YOUR OBJECTIVE: Transcribe the material exactly. Images do not belong in the copy.

DATA SECTION:
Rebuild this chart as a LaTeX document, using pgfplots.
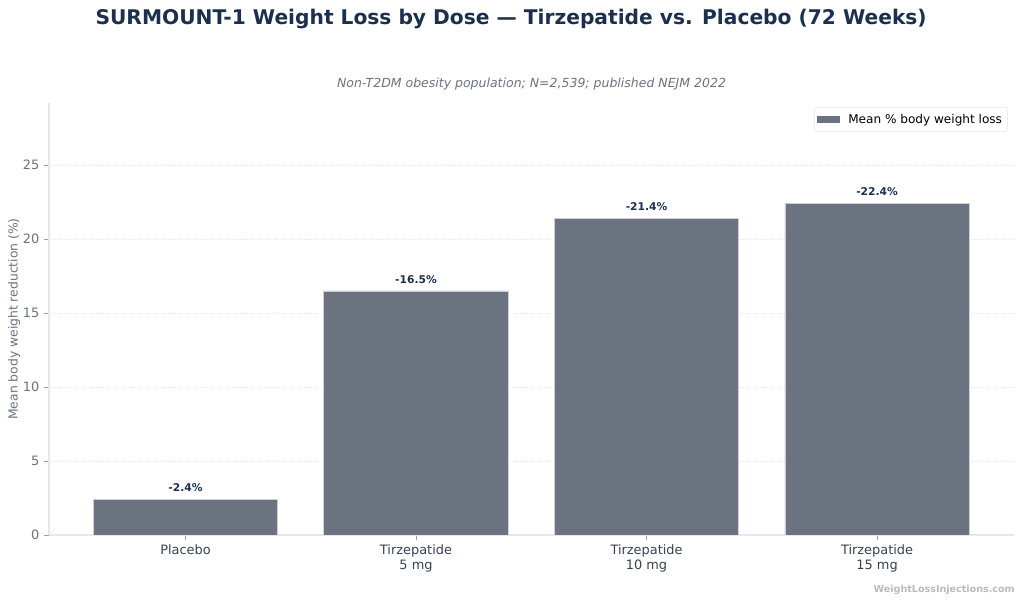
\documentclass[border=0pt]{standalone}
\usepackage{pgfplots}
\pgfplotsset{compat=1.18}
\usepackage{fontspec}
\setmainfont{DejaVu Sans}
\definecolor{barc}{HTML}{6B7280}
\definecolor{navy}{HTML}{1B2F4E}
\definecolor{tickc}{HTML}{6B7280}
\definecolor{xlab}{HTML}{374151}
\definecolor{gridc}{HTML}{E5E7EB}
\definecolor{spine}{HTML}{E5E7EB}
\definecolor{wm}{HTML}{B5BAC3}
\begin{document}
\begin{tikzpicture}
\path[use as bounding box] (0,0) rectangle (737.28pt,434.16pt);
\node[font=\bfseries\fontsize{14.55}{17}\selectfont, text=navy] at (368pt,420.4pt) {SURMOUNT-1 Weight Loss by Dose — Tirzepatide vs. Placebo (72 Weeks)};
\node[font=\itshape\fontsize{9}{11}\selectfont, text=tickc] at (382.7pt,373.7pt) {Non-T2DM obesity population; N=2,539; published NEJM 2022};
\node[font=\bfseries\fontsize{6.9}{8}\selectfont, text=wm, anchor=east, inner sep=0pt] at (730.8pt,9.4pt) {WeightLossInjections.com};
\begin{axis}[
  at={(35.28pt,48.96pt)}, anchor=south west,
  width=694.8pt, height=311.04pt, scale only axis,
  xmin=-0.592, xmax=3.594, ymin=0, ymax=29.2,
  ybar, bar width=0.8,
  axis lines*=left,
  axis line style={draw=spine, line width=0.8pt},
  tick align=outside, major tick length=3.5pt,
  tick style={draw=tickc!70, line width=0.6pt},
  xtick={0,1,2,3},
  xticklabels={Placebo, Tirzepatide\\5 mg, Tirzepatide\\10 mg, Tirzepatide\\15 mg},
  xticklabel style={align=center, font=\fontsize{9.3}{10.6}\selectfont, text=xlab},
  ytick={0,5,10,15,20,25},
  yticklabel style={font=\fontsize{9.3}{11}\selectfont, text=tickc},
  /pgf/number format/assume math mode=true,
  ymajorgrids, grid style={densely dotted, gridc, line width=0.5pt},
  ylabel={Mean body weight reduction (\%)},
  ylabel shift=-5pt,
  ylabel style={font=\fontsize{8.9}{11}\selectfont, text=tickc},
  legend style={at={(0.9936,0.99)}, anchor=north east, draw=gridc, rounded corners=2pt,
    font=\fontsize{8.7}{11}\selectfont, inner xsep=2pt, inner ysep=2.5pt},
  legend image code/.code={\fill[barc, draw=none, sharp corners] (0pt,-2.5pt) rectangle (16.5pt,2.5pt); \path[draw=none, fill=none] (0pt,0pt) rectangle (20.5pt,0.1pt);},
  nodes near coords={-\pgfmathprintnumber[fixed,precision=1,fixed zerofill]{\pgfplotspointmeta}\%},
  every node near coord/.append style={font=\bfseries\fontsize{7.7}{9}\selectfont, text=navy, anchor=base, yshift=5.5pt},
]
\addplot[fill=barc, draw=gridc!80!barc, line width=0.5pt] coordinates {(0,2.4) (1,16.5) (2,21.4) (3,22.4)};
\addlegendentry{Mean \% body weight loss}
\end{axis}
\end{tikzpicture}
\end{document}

EXERCISE RESULT:
Rebuild this chart as a LaTeX document, using pgfplots.
\documentclass[border=0pt]{standalone}
\usepackage{pgfplots}
\pgfplotsset{compat=1.18}
\usepackage{fontspec}
\setmainfont{DejaVu Sans}
\definecolor{barc}{HTML}{6B7280}
\definecolor{navy}{HTML}{1B2F4E}
\definecolor{tickc}{HTML}{6B7280}
\definecolor{xlab}{HTML}{374151}
\definecolor{gridc}{HTML}{E5E7EB}
\definecolor{spine}{HTML}{E5E7EB}
\definecolor{wm}{HTML}{B5BAC3}
\begin{document}
\begin{tikzpicture}
\path[use as bounding box] (0,0) rectangle (737.28pt,434.16pt);
\node[font=\bfseries\fontsize{14.55}{17}\selectfont, text=navy] at (368pt,420.4pt) {SURMOUNT-1 Weight Loss by Dose — Tirzepatide vs. Placebo (72 Weeks)};
\node[font=\itshape\fontsize{9}{11}\selectfont, text=tickc] at (382.7pt,373.7pt) {Non-T2DM obesity population; N=2,539; published NEJM 2022};
\node[font=\bfseries\fontsize{6.9}{8}\selectfont, text=wm, anchor=east, inner sep=0pt] at (730.8pt,9.4pt) {WeightLossInjections.com};
\begin{axis}[
  at={(35.28pt,48.96pt)}, anchor=south west,
  width=694.8pt, height=311.04pt, scale only axis,
  xmin=-0.592, xmax=3.594, ymin=0, ymax=29.2,
  ybar, bar width=0.8,
  axis lines*=left,
  axis line style={draw=spine, line width=0.8pt},
  tick align=outside, major tick length=3.5pt,
  tick style={draw=tickc!70, line width=0.6pt},
  xtick={0,1,2,3},
  xticklabels={Placebo, Tirzepatide\\5 mg, Tirzepatide\\10 mg, Tirzepatide\\15 mg},
  xticklabel style={align=center, font=\fontsize{9.3}{10.6}\selectfont, text=xlab},
  ytick={0,5,10,15,20,25},
  yticklabel style={font=\fontsize{9.3}{11}\selectfont, text=tickc},
  /pgf/number format/assume math mode=true,
  ymajorgrids, grid style={densely dotted, gridc, line width=0.5pt},
  ylabel={Mean body weight reduction (\%)},
  ylabel shift=-5pt,
  ylabel style={font=\fontsize{8.9}{11}\selectfont, text=tickc},
  legend style={at={(0.9936,0.99)}, anchor=north east, draw=gridc, rounded corners=2pt,
    font=\fontsize{8.7}{11}\selectfont, inner xsep=2pt, inner ysep=2.5pt},
  legend image code/.code={\fill[barc, draw=none, sharp corners] (0pt,-2.5pt) rectangle (16.5pt,2.5pt); \path[draw=none, fill=none] (0pt,0pt) rectangle (20.5pt,0.1pt);},
  nodes near coords={-\pgfmathprintnumber[fixed,precision=1,fixed zerofill]{\pgfplotspointmeta}\%},
  every node near coord/.append style={font=\bfseries\fontsize{7.7}{9}\selectfont, text=navy, anchor=base, yshift=5.5pt},
]
\addplot[fill=barc, draw=gridc!80!barc, line width=0.5pt] coordinates {(0,2.4) (1,16.5) (2,21.4) (3,22.4)};
\addlegendentry{Mean \% body weight loss}
\end{axis}
\end{tikzpicture}
\end{document}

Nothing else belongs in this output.